Copy, from the entries below, each line where the word "that" can be found.

** Start Provided entries **

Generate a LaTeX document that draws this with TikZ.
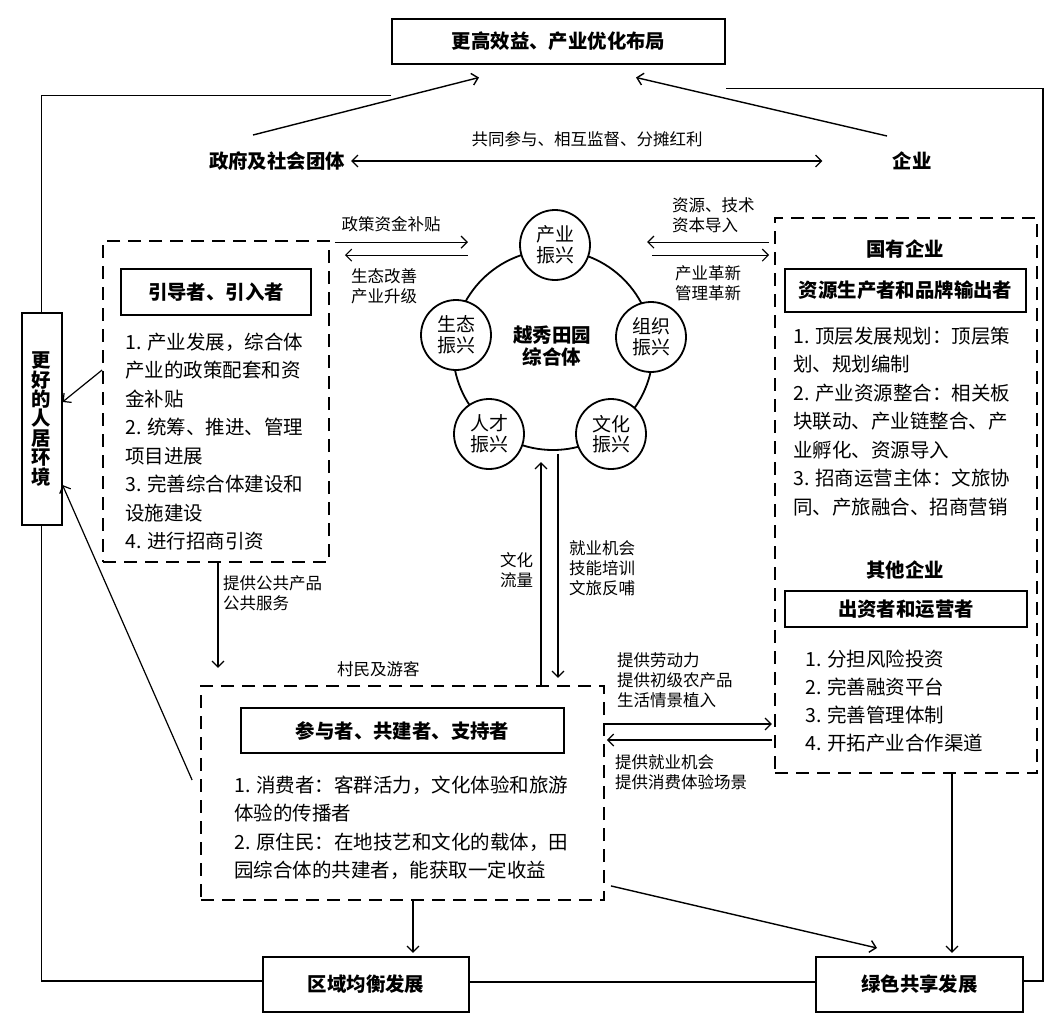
\documentclass[tikz,border=0pt]{standalone}
\usepackage{fontspec}
\setmainfont{Noto Sans CJK SC}
\usepackage{tikz}
\usepackage{tkz-euclide}
\usetikzlibrary{calc,arrows.meta}
\tikzset{
  box/.style={draw,line width=2pt,inner sep=0pt,font=\bfseries\fontsize{19.4}{21}\selectfont},
  dbox/.style={draw,line width=1.8pt,dash pattern=on 13pt off 8pt,inner sep=0pt},
  ring/.style={draw,circle,line width=1.8pt,fill=white,minimum size=70pt,inner sep=0pt,align=center,font=\fontsize{19}{20.5}\selectfont},
  head/.style={inner sep=0pt,font=\bfseries\fontsize{19.4}{21}\selectfont},
  lab/.style={inner sep=0pt,align=left,font=\fontsize{16.5}{20}\selectfont},
  list/.style={inner sep=0pt,align=left,anchor=west,font=\fontsize{19.5}{28.5}\selectfont},
  arr/.style={line width=1.2pt,-{Straight Barb[length=6pt,width=12pt]}},
  darr/.style={line width=1.2pt,{Straight Barb[length=6pt,width=12pt]}-{Straight Barb[length=6pt,width=12pt]}},
  backline/.style={line width=1.3pt},
}
\begin{document}
\begin{tikzpicture}[x=1pt,y=-1pt]
\useasboundingbox (0,0) rectangle (1062,1021);
\node[box,minimum width=333pt,minimum height=45pt] (goal) at (558.5,41) {更高效益、产业优化布局};
\node[box,minimum width=40pt,minimum height=212pt,align=center,font=\bfseries\fontsize{19.4}{19.4}\selectfont] (home) at (41.5,419) {更\\好\\的\\人\\居\\环\\境};
\node[box,minimum width=206pt,minimum height=55pt] (region) at (366,984.5) {区域均衡发展};
\node[box,minimum width=207pt,minimum height=55pt] (green) at (919.5,984.5) {绿色共享发展};
\node[head] (gov) at (277,161) {政府及社会团体};
\node[head] (ent) at (912,161) {企业};
\node[lab] (share) at (587,139) {共同参与、相互监督、分摊红利};
%
\node[dbox,minimum width=226pt,minimum height=321pt] (lead) at (216,401.5) {};
\node[box,minimum width=190pt,minimum height=46pt] (leadt) at (216,292) {引导者、引入者};
\node[list] (leadl) at (125,441.5) {1. 产业发展，综合体\\产业的政策配套和资\\金补贴\\2. 统筹、推进、管理\\项目进展\\3. 完善综合体建设和\\设施建设\\4. 进行招商引资};
%
\node[dbox,minimum width=262pt,minimum height=555pt] (soe) at (906,495.5) {};
\node[head] (soeh) at (905,249) {国有企业};
\node[box,minimum width=241pt,minimum height=43pt] (soet) at (905.5,290.5) {资源生产者和品牌输出者};
\node[list] (soel) at (793,421.5) {1. 顶层发展规划：顶层策\\划、规划编制\\2. 产业资源整合：相关板\\块联动、产业链整合、产\\业孵化、资源导入\\3. 招商运营主体：文旅协\\同、产旅融合、招商营销};
\node[head] (othh) at (905,570) {其他企业};
\node[box,minimum width=242pt,minimum height=36pt] (otht) at (906,609) {出资者和运营者};
\node[list,font=\fontsize{19.5}{28}\selectfont] (othl) at (805,701) {1. 分担风险投资\\2. 完善融资平台\\3. 完善管理体制\\4. 开拓产业合作渠道};
%
\node[dbox,minimum width=403pt,minimum height=214pt] (part) at (402.5,793) {};
\node[box,minimum width=323pt,minimum height=45pt] (partt) at (402.5,730.5) {参与者、共建者、支持者};
\node[list] (partl) at (234,827.5) {1. 消费者：客群活力，文化体验和旅游\\体验的传播者\\2. 原住民：在地技艺和文化的载体，田\\园综合体的共建者，能获取一定收益};
%
\node[draw,circle,line width=1.8pt,minimum size=200pt,inner sep=0pt] (core) at (553,350) {};
\node[inner sep=0pt,align=center,font=\bfseries\fontsize{19.5}{22}\selectfont] (coret) at (552,346) {越秀田园\\综合体};
\foreach \n/\x/\y/\t in {ind/555/245/产业\\振兴, org/651/337/组织\\振兴, cul/611/434/文化\\振兴, tal/489/434/人才\\振兴, eco/456/335/生态\\振兴}
  \node[ring] (\n) at (\x,\y) {\t};
%
\node[lab] (l1) at (391,224) {政策资金补贴};
\node[lab,anchor=west] (l2) at (351,286.5) {生态改善\\产业升级};
\node[lab,anchor=west] (l3) at (672,215) {资源、技术\\资本导入};
\node[lab,anchor=west] (l4) at (675,283) {产业革新\\管理革新};
\node[lab,anchor=west] (l5) at (223,593) {提供公共产品\\公共服务};
\node[lab,anchor=west] (l6) at (500,570.5) {文化\\流量};
\node[lab,anchor=west] (l7) at (569,568) {就业机会\\技能培训\\文旅反哺};
\node[lab,anchor=west] (l8) at (337,669) {村民及游客};
\node[lab,anchor=west] (l9) at (617,680) {提供劳动力\\提供初级农产品\\生活情景植入};
\node[lab,anchor=west] (l10) at (615,772.5) {提供就业机会\\提供消费体验场景};
%
\draw[backline] ([yshift=-31pt]goal.south west) -| (home.north);
\draw[backline] ([yshift=-24pt]goal.south east) -- ++(317,0) |- ([yshift=3.5pt]green.east);
\draw[backline] (home.south) |- ([yshift=3.5pt]region.west);
\draw[backline] ([yshift=2.5pt]region.east) -- ([yshift=2.5pt]green.west);
%
\draw[arr,line width=1.4pt] ([xshift=-24pt,yshift=26pt]gov.center) -- ([xshift=-79.5pt,yshift=-13pt]goal.south);
\draw[arr,line width=1.4pt] ([xshift=-25pt,yshift=25pt]ent.center) -- ([xshift=77.5pt,yshift=-13pt]goal.south);
\draw[darr] ([xshift=6pt]gov.east) -- ([xshift=-70pt]ent.west);
\draw[arr] ([xshift=5pt,yshift=-2pt]lead.north east) -- ++(133,0);
\draw[arr] ([xshift=138pt,yshift=-15pt]lead.north east) -- ++(-123,0);
\draw[arr] ([xshift=-5pt,yshift=-25pt]soe.north west) -- ++(-122,0);
\draw[arr] ([xshift=-122pt,yshift=-38pt]soe.north west) -- ++(117,0);
\draw[arr] ([yshift=31.5pt]lead.west) -- ([yshift=17pt]home.east);
\draw[arr] ([xshift=-8pt,yshift=13pt]part.west) -- ([yshift=-66pt]home.east);
\draw[arr] ([xshift=2pt]lead.south) -- ++(0,105);
\draw[arr] ([xshift=138.5pt]part.north) -- ++(0,-223);
\draw[arr] ([xshift=5pt,yshift=-3pt]core.south) -- ++(0,224);
\draw[arr] ([yshift=69pt]part.east) -- ++(167,0);
\draw[arr] ([xshift=167pt,yshift=53pt]part.east) -- ++(-165,0);
\draw[arr] ([xshift=10.5pt]part.south) -- ++(0,52);
\draw[arr,line width=1.4pt] ([xshift=6pt,yshift=15pt]part.south east) -- ([xshift=-42.5pt,yshift=8pt]green.north);
\draw[arr] ([xshift=46pt]soe.south) -- ++(0,179);
\end{tikzpicture}
\end{document}
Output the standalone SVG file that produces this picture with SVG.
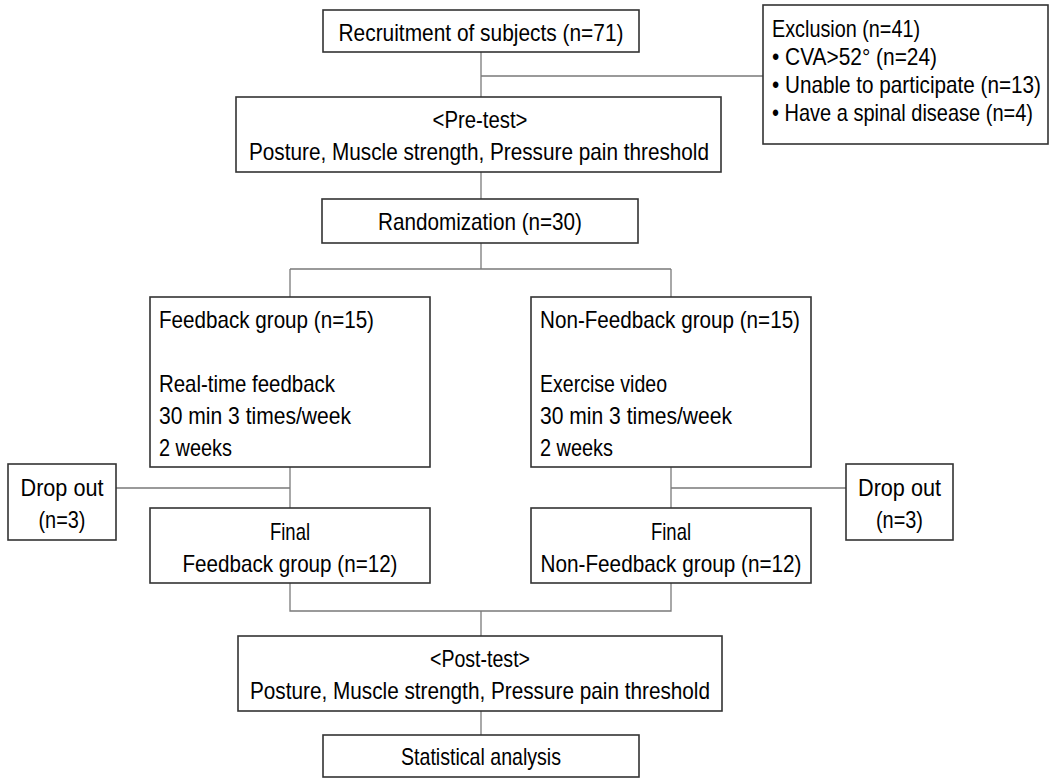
<svg xmlns="http://www.w3.org/2000/svg" width="1051" height="779" viewBox="0 0 1051 779">
<style>
.box{fill:#fff;stroke:#333;stroke-width:1.6}
.t{font-family:"Liberation Sans",Arial,sans-serif;font-size:24px;fill:#000}
.c{text-anchor:middle}
.conn{fill:none;stroke:#7a7a7a;stroke-width:1.3}
</style>
<rect width="1051" height="779" fill="#fff"/>
<g id="connectors">
<path class="conn" d="M481 52V97M481 76H763"/>
<path class="conn" d="M481 172V199"/>
<path class="conn" d="M481 243V269M290 269H671M290 269V297M671 269V297"/>
<path class="conn" d="M290 467V508M116 488H290"/>
<path class="conn" d="M671 467V508M671 488H846"/>
<path class="conn" d="M290 583V611H671V583M481 611V636"/>
<path class="conn" d="M481 711V735"/>
</g>
<g id="recruitment">
<rect class="box" x="323" y="10" width="316" height="42"/>
<text class="t c" x="481" y="41" textLength="285" lengthAdjust="spacingAndGlyphs">Recruitment of subjects (n=71)</text>
</g>
<g id="exclusion">
<rect class="box" x="763" y="5" width="285" height="139"/>
<text class="t" x="772" y="37" textLength="148" lengthAdjust="spacingAndGlyphs">Exclusion (n=41)</text>
<text class="t" x="772" y="65" textLength="165" lengthAdjust="spacingAndGlyphs">• CVA&gt;52° (n=24)</text>
<text class="t" x="772" y="93" textLength="269" lengthAdjust="spacingAndGlyphs">• Unable to participate (n=13)</text>
<text class="t" x="772" y="121" textLength="261" lengthAdjust="spacingAndGlyphs">• Have a spinal disease (n=4)</text>
</g>
<g id="pretest">
<rect class="box" x="236" y="97" width="485" height="75"/>
<text class="t c" x="480" y="128" textLength="95" lengthAdjust="spacingAndGlyphs">&lt;Pre-test&gt;</text>
<text class="t c" x="479" y="160" textLength="460" lengthAdjust="spacingAndGlyphs">Posture, Muscle strength, Pressure pain threshold</text>
</g>
<g id="randomization">
<rect class="box" x="322" y="199" width="316" height="44"/>
<text class="t c" x="480" y="230" textLength="204" lengthAdjust="spacingAndGlyphs">Randomization (n=30)</text>
</g>
<g id="feedback">
<rect class="box" x="150" y="297" width="280" height="170"/>
<text class="t" x="159" y="328" textLength="215" lengthAdjust="spacingAndGlyphs">Feedback group (n=15)</text>
<text class="t" x="159" y="392" textLength="176" lengthAdjust="spacingAndGlyphs">Real-time feedback</text>
<text class="t" x="159" y="424" textLength="192" lengthAdjust="spacingAndGlyphs">30 min 3 times/week</text>
<text class="t" x="159" y="456" textLength="73" lengthAdjust="spacingAndGlyphs">2 weeks</text>
</g>
<g id="nonfeedback">
<rect class="box" x="531" y="297" width="280" height="170"/>
<text class="t" x="540" y="328" textLength="260" lengthAdjust="spacingAndGlyphs">Non-Feedback group (n=15)</text>
<text class="t" x="540" y="392" textLength="127" lengthAdjust="spacingAndGlyphs">Exercise video</text>
<text class="t" x="540" y="424" textLength="192" lengthAdjust="spacingAndGlyphs">30 min 3 times/week</text>
<text class="t" x="540" y="456" textLength="73" lengthAdjust="spacingAndGlyphs">2 weeks</text>
</g>
<g id="dropout-left">
<rect class="box" x="8" y="464" width="108" height="76"/>
<text class="t c" x="62" y="496" textLength="83" lengthAdjust="spacingAndGlyphs">Drop out</text>
<text class="t c" x="62" y="528" textLength="47" lengthAdjust="spacingAndGlyphs">(n=3)</text>
</g>
<g id="dropout-right">
<rect class="box" x="846" y="464" width="107" height="76"/>
<text class="t c" x="899.5" y="496" textLength="83" lengthAdjust="spacingAndGlyphs">Drop out</text>
<text class="t c" x="899.5" y="528" textLength="47" lengthAdjust="spacingAndGlyphs">(n=3)</text>
</g>
<g id="final-feedback">
<rect class="box" x="150" y="508" width="280" height="75"/>
<text class="t c" x="290" y="540" textLength="40" lengthAdjust="spacingAndGlyphs">Final</text>
<text class="t c" x="290" y="572" textLength="215" lengthAdjust="spacingAndGlyphs">Feedback group (n=12)</text>
</g>
<g id="final-nonfeedback">
<rect class="box" x="531" y="508" width="280" height="75"/>
<text class="t c" x="671" y="540" textLength="40" lengthAdjust="spacingAndGlyphs">Final</text>
<text class="t c" x="671" y="572" textLength="261" lengthAdjust="spacingAndGlyphs">Non-Feedback group (n=12)</text>
</g>
<g id="posttest">
<rect class="box" x="238" y="636" width="484" height="75"/>
<text class="t c" x="480" y="667" textLength="100" lengthAdjust="spacingAndGlyphs">&lt;Post-test&gt;</text>
<text class="t c" x="480" y="699" textLength="460" lengthAdjust="spacingAndGlyphs">Posture, Muscle strength, Pressure pain threshold</text>
</g>
<g id="statistical">
<rect class="box" x="323" y="735" width="316" height="42"/>
<text class="t c" x="481" y="765" textLength="160" lengthAdjust="spacingAndGlyphs">Statistical analysis</text>
</g>
</svg>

** End Provided entries **

# Answer for this exercise:
Generate a LaTeX document that draws this with TikZ.
Output the standalone SVG file that produces this picture with SVG.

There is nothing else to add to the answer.